On Aug. 24, the Berlin Film Festival announced that the festival will be updating its performance awards to be gender-neutral in 2021. The Berlinale plans to utilize a hybrid model for next year’s festival and film market, and in addition to accommodating recent changes because of the pandemic, this festival also wants to work towards becoming more gender-inclusive by rejecting the typical gender binaries in performance awards.
Mariette Rissenbeek and Carlo Chatrian, the director duo of the Berlinale, said, “We believe that not separating the awards in the acting field according to gender comprises a signal for a more gender-sensitive awareness in the film industry.”
The festival’s awards, the Silver Bear prizes, had previously been delineated according to “Best Actor” and “Best Actress.” The awards in 2021, however, will be more gender-inclusive with titles like “Best Leading Performance” and “Best Supporting Performance.” The remaining prizes — limited in number due to changes from the pandemic — are gender-neutral. The 2021 festival will feature these “performance” prizes, a Golden Bear for Best Film and Silver Bear prizes for Best Director, Best Screenplay and Outstanding Artistic Contribution, as well as Grand Jury Prize and Jury Prize.
Recently, the Berlin Film Festival has been reckoning with some of its former awards. During the Berlin Film Festival in early 2020, the former “Silver Bear Alfred Bauer Prize” was suspended after a discovery that Bauer — the festival’s first director — had ties to the Nazi Party.
In 2012, the Grammys became a gender-neutral award show, and in 2017, the MTV Movie & TV Awards included new gender-neutral awards for “Best Actor in a Movie” and “Best Actor in a Show.” These MTV awards marked the first time gender-neutral categories were used for acting, but this initial turn towards gender-neutral acting awards was marked with controversy. Some believed that the traditional men and women’s distinctions should remain in order to encourage Hollywood and award systems to recognize female contributions to this male-dominated field. Yet, for individuals who don’t identify with this strict gender binary, these traditional award lines are alienating.

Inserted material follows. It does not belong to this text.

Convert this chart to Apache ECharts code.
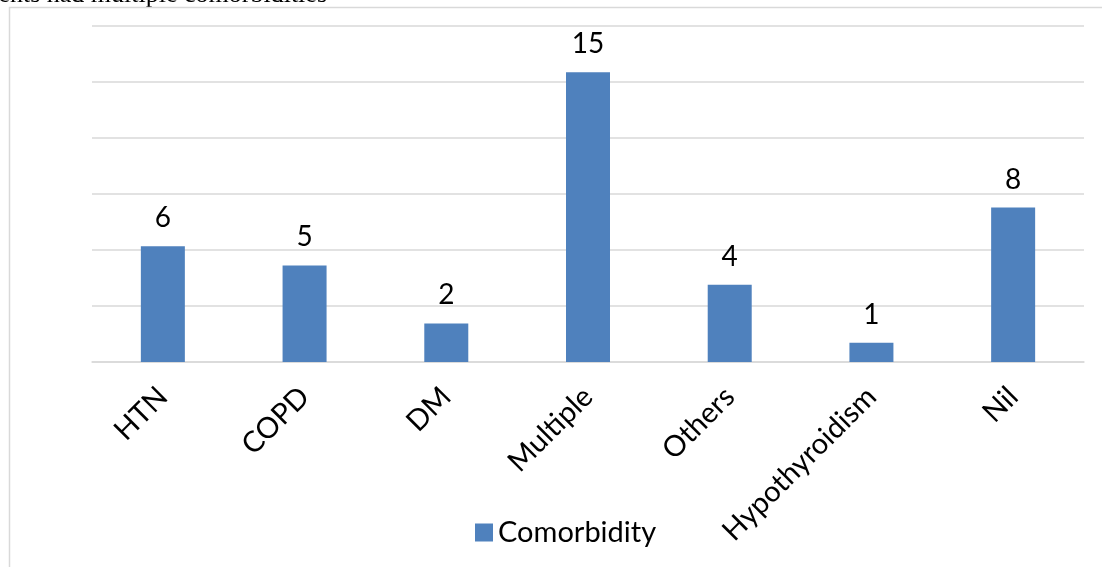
<!DOCTYPE html>
<html>
<head>
<meta charset="utf-8">
<title>Comorbidity</title>
<script src="https://cdn.jsdelivr.net/npm/echarts@6/dist/echarts.min.js"></script>
<style>
  html, body {
    margin: 0;
    padding: 0;
    background: #fff;
  }
  #chart {
    width: 1102px;
    height: 567px;
  }
</style>
</head>
<body>
<div id="chart"></div>
<script>
// 数据
const categories = ['HTN', 'COPD', 'DM', 'Multiple', 'Others', 'Hypothyroidism', 'Nil']
const comorbidity = [6, 5, 2, 15, 4, 1, 8]
const seriesName = 'Comorbidity'
const captionText = 'patients had multiple comorbidities'

const chart = echarts.init(document.getElementById('chart'))

const font = 'Lato, "Liberation Sans", sans-serif'

const option = {
  animation: false,
  // 页面上残留的正文和图框
  graphic: [
    {
      type: 'text',
      x: 327,
      y: 8,
      style: {
        text: captionText,
        font: '26px "Liberation Serif", "DejaVu Serif", serif',
        fill: '#000',
        align: 'right',
        verticalAlign: 'bottom'
      },
      z: 1
    },
    {
      type: 'rect',
      shape: { x: 9.5, y: 7.5, width: 1200, height: 700 },
      style: { fill: 'none', stroke: '#d9d9d9', lineWidth: 1.5 },
      z: 2
    }
  ],
  legend: {
    data: [seriesName],
    left: 470,
    top: 513,
    icon: 'rect',
    itemWidth: 18,
    itemHeight: 18,
    itemGap: 8,
    textStyle: {
      fontFamily: font,
      fontSize: 29,
      color: '#000'
    }
  },
  grid: {
    left: 92,
    right: 18,
    top: 26,
    bottom: 205,
    containLabel: false
  },
  xAxis: {
    type: 'category',
    data: categories,
    axisLine: { lineStyle: { color: '#d9d9d9', width: 1.5 } },
    axisTick: { show: false },
    axisLabel: {
      rotate: 45,
      margin: 30,
      interval: 0,
      fontFamily: font,
      fontSize: 29,
      color: '#000'
    }
  },
  yAxis: {
    type: 'value',
    min: 0,
    max: 17.4,
    interval: 2.9,
    axisLine: { show: false },
    axisTick: { show: false },
    axisLabel: { show: false },
    splitLine: { lineStyle: { color: '#d9d9d9', width: 1.5 } }
  },
  series: [
    {
      name: seriesName,
      type: 'bar',
      data: comorbidity,
      barWidth: 44,
      itemStyle: {
        color: '#4f81bd'
      },
      label: {
        show: true,
        position: 'top',
        distance: 14,
        fontFamily: font,
        fontSize: 28,
        color: '#000'
      }
    }
  ]
}

chart.setOption(option)

window.addEventListener('resize', () => {
  chart.resize()
})
</script>
</body>
</html>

With the change to make performance awards gender-neutral, traditional gender binaries can be forgotten and actors who don’t conform to this binary will be accepted and have the opportunity to be awarded for their work.
“Festivals and markets are places of encounter and communication. This applies to the public as well as to the industry. We see an important and unique feature of festivals in their lively relationship with the audience. In times of the corona pandemic, it has become even clearer that we still require analog experience spaces in the cultural realm,” said Rissenbeek and Chatrian.
As with the pandemic, changes have to be made to ensure safe spaces for all. This same approach should be applied to the awards at these festivals in order to signal a cultural shift towards greater acceptance of all people — no matter their gender identity.